Without the pictures, return all of the material exactly as written.

◆ ◆ ◆ ◆

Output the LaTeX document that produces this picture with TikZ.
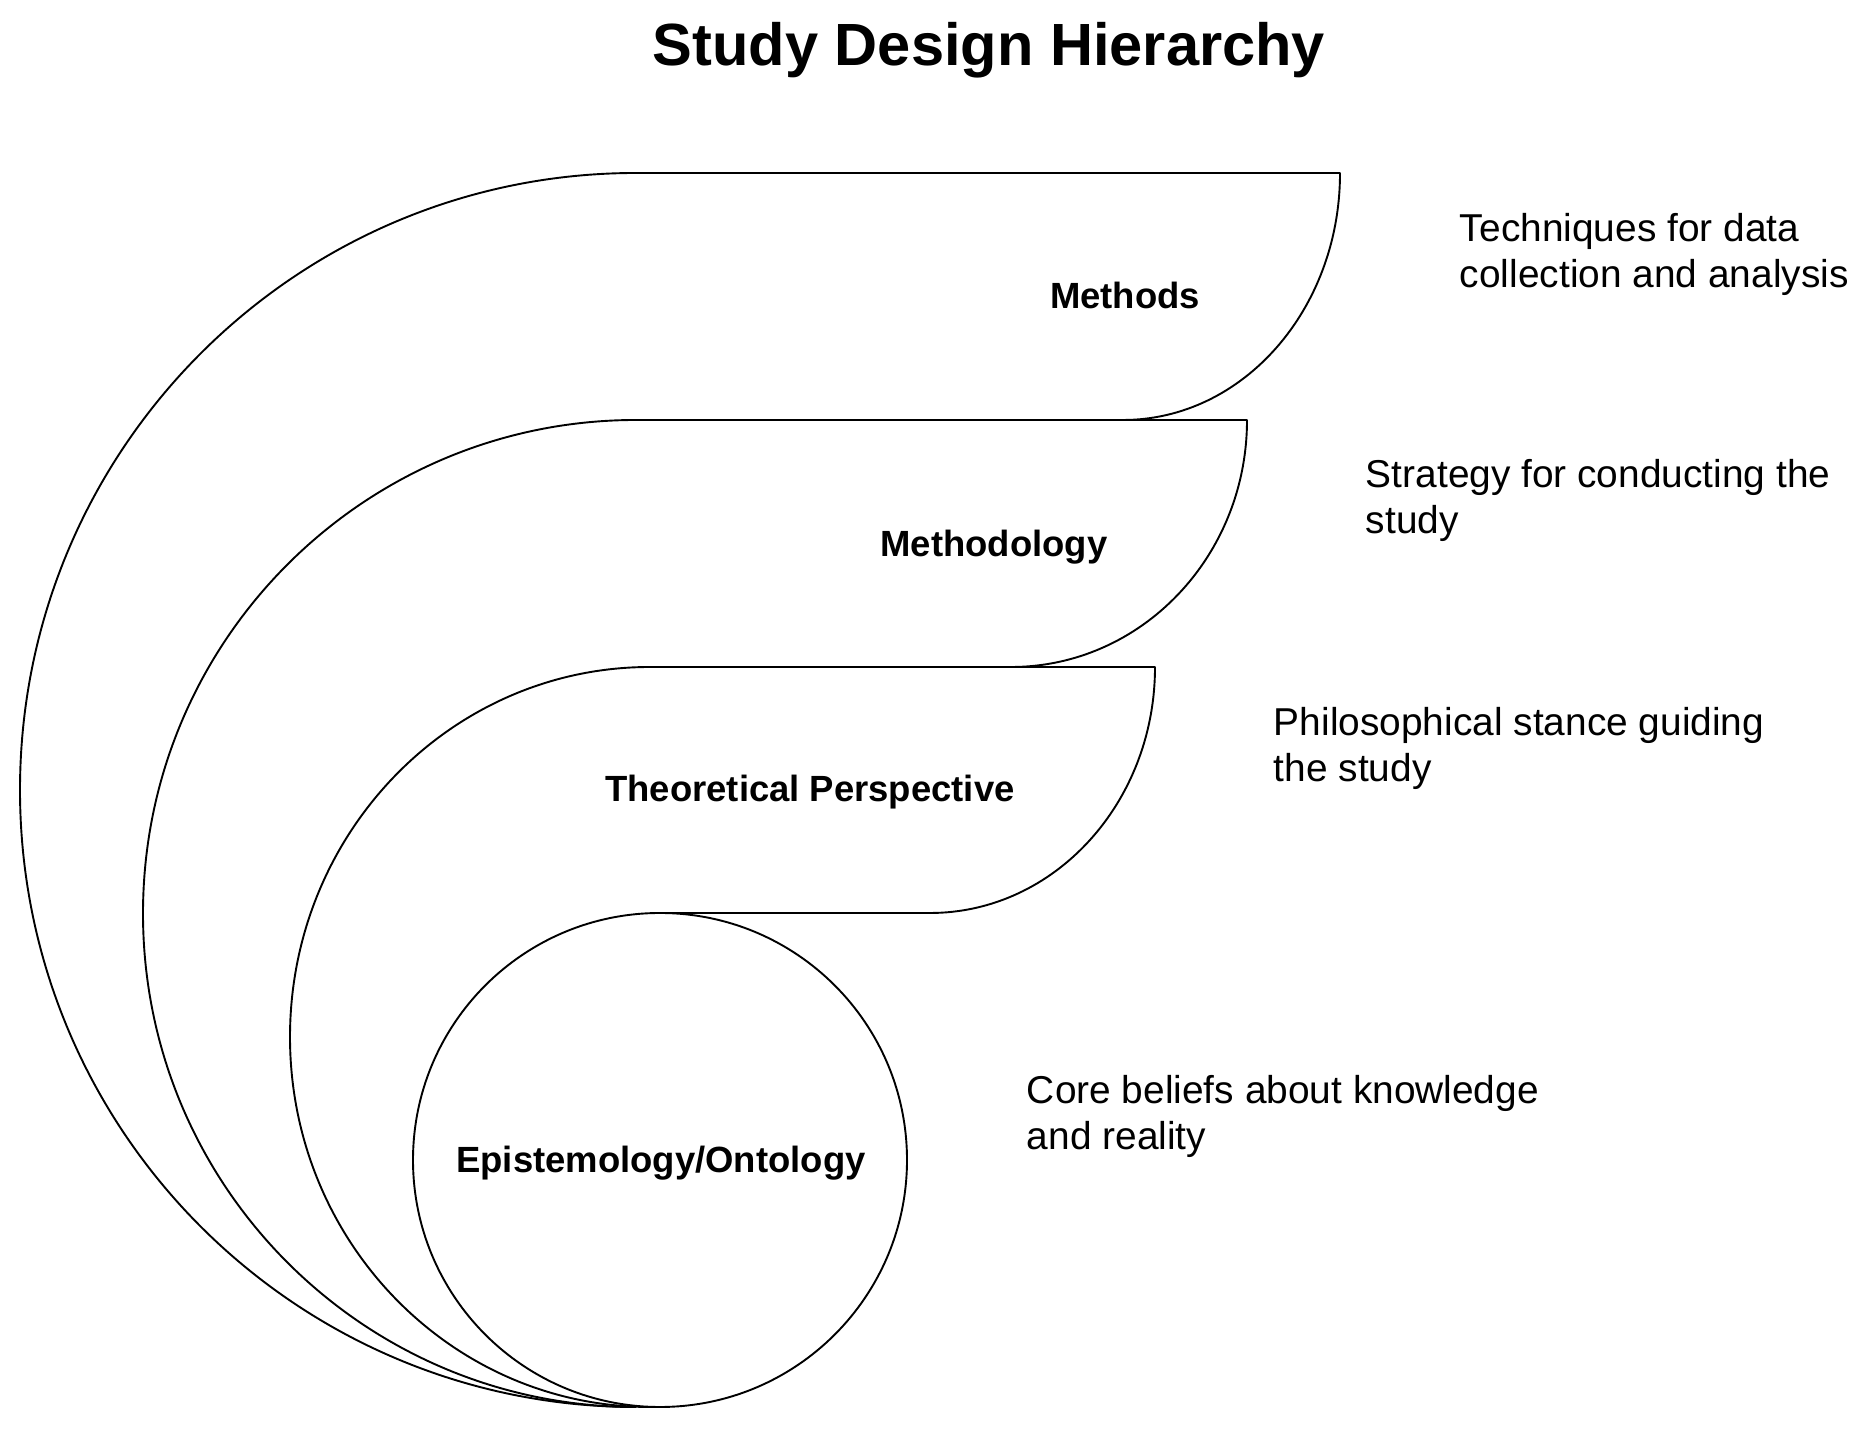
\documentclass[tikz,border=0pt]{standalone}
\usepackage{fontspec}
\setmainfont{Liberation Sans}
\usepackage{tikz}
\usetikzlibrary{arrows}

\begin{document}
\begin{tikzpicture}[>=latex',line join=bevel,
  titletext/.style={anchor=base,inner sep=0pt,font=\fontsize{29.9}{36}\selectfont\bfseries},
  layertext/.style={anchor=base,inner sep=0pt,font=\fontsize{18.3}{22}\selectfont\bfseries},
  desctext/.style={anchor=west,align=left,inner sep=0pt,font=\fontsize{19.5}{23.1}\selectfont},
  layer/.style={fill=white},
  ]
\useasboundingbox (0bp,0bp) rectangle (930bp,715bp);
\pgfsetlinewidth{0.95bp}
\pgfsetcolor{black}
\node[titletext] (title) at (494.5bp,682bp) {Study Design Hierarchy};
\begin{scope}
\definecolor{strokecol}{rgb}{0.0,0.0,0.0};
\pgfsetstrokecolor{strokecol}
\draw [layer] (318bp,11.5bp) arc[start angle=270,end angle=90,x radius=308bp,y radius=308.5bp]
  -- (670bp,628.5bp) arc[start angle=0,end angle=-90,x radius=108.5bp,y radius=123.5bp] -- (318bp,505bp);
\node[layertext] (methods) at (562.5bp,560.5bp) {Methods};
\end{scope}
\begin{scope}
\definecolor{strokecol}{rgb}{0.0,0.0,0.0};
\pgfsetstrokecolor{strokecol}
\draw [layer] (318bp,11.5bp) arc[start angle=270,end angle=90,x radius=246.5bp,y radius=246.75bp]
  -- (623.5bp,505bp) arc[start angle=0,end angle=-90,x radius=118bp,y radius=123.5bp] -- (325bp,381.5bp);
\node[layertext] (methodology) at (497bp,436.5bp) {Methodology};
\end{scope}
\begin{scope}
\definecolor{strokecol}{rgb}{0.0,0.0,0.0};
\pgfsetstrokecolor{strokecol}
\draw [layer] (325bp,11.5bp) arc[start angle=270,end angle=90,x radius=180bp,y radius=185bp]
  -- (577.5bp,381.5bp) arc[start angle=0,end angle=-90,x radius=112.5bp,y radius=123bp] -- (330bp,258.5bp);
\node[layertext] (theory) at (405bp,314bp) {Theoretical Perspective};
\end{scope}
\begin{scope}
\definecolor{strokecol}{rgb}{0.0,0.0,0.0};
\pgfsetstrokecolor{strokecol}
\draw [layer] (330bp,135bp) circle (123.5bp);
\node[layertext] (episteme) at (330.5bp,128.5bp) {Epistemology/Ontology};
\end{scope}
\node[desctext] (methodsnote) at (729.5bp,588bp) {Techniques for data\\collection and analysis};
\node[desctext] (methodologynote) at (682.5bp,464.6bp) {Strategy for conducting the\\study};
\node[desctext] (theorynote) at (636.5bp,341bp) {Philosophical stance guiding\\the study};
\node[desctext] (epistemenote) at (513bp,156.6bp) {Core beliefs about knowledge\\and reality};
\end{tikzpicture}
\end{document}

◆ ◆ ◆ ◆

**COMPLETED EXERCISE:**
Output the LaTeX document that produces this picture with TikZ.
\documentclass[tikz,border=0pt]{standalone}
\usepackage{fontspec}
\setmainfont{Liberation Sans}
\usepackage{tikz}
\usetikzlibrary{arrows}

\begin{document}
\begin{tikzpicture}[>=latex',line join=bevel,
  titletext/.style={anchor=base,inner sep=0pt,font=\fontsize{29.9}{36}\selectfont\bfseries},
  layertext/.style={anchor=base,inner sep=0pt,font=\fontsize{18.3}{22}\selectfont\bfseries},
  desctext/.style={anchor=west,align=left,inner sep=0pt,font=\fontsize{19.5}{23.1}\selectfont},
  layer/.style={fill=white},
  ]
\useasboundingbox (0bp,0bp) rectangle (930bp,715bp);
\pgfsetlinewidth{0.95bp}
\pgfsetcolor{black}
\node[titletext] (title) at (494.5bp,682bp) {Study Design Hierarchy};
\begin{scope}
\definecolor{strokecol}{rgb}{0.0,0.0,0.0};
\pgfsetstrokecolor{strokecol}
\draw [layer] (318bp,11.5bp) arc[start angle=270,end angle=90,x radius=308bp,y radius=308.5bp]
  -- (670bp,628.5bp) arc[start angle=0,end angle=-90,x radius=108.5bp,y radius=123.5bp] -- (318bp,505bp);
\node[layertext] (methods) at (562.5bp,560.5bp) {Methods};
\end{scope}
\begin{scope}
\definecolor{strokecol}{rgb}{0.0,0.0,0.0};
\pgfsetstrokecolor{strokecol}
\draw [layer] (318bp,11.5bp) arc[start angle=270,end angle=90,x radius=246.5bp,y radius=246.75bp]
  -- (623.5bp,505bp) arc[start angle=0,end angle=-90,x radius=118bp,y radius=123.5bp] -- (325bp,381.5bp);
\node[layertext] (methodology) at (497bp,436.5bp) {Methodology};
\end{scope}
\begin{scope}
\definecolor{strokecol}{rgb}{0.0,0.0,0.0};
\pgfsetstrokecolor{strokecol}
\draw [layer] (325bp,11.5bp) arc[start angle=270,end angle=90,x radius=180bp,y radius=185bp]
  -- (577.5bp,381.5bp) arc[start angle=0,end angle=-90,x radius=112.5bp,y radius=123bp] -- (330bp,258.5bp);
\node[layertext] (theory) at (405bp,314bp) {Theoretical Perspective};
\end{scope}
\begin{scope}
\definecolor{strokecol}{rgb}{0.0,0.0,0.0};
\pgfsetstrokecolor{strokecol}
\draw [layer] (330bp,135bp) circle (123.5bp);
\node[layertext] (episteme) at (330.5bp,128.5bp) {Epistemology/Ontology};
\end{scope}
\node[desctext] (methodsnote) at (729.5bp,588bp) {Techniques for data\\collection and analysis};
\node[desctext] (methodologynote) at (682.5bp,464.6bp) {Strategy for conducting the\\study};
\node[desctext] (theorynote) at (636.5bp,341bp) {Philosophical stance guiding\\the study};
\node[desctext] (epistemenote) at (513bp,156.6bp) {Core beliefs about knowledge\\and reality};
\end{tikzpicture}
\end{document}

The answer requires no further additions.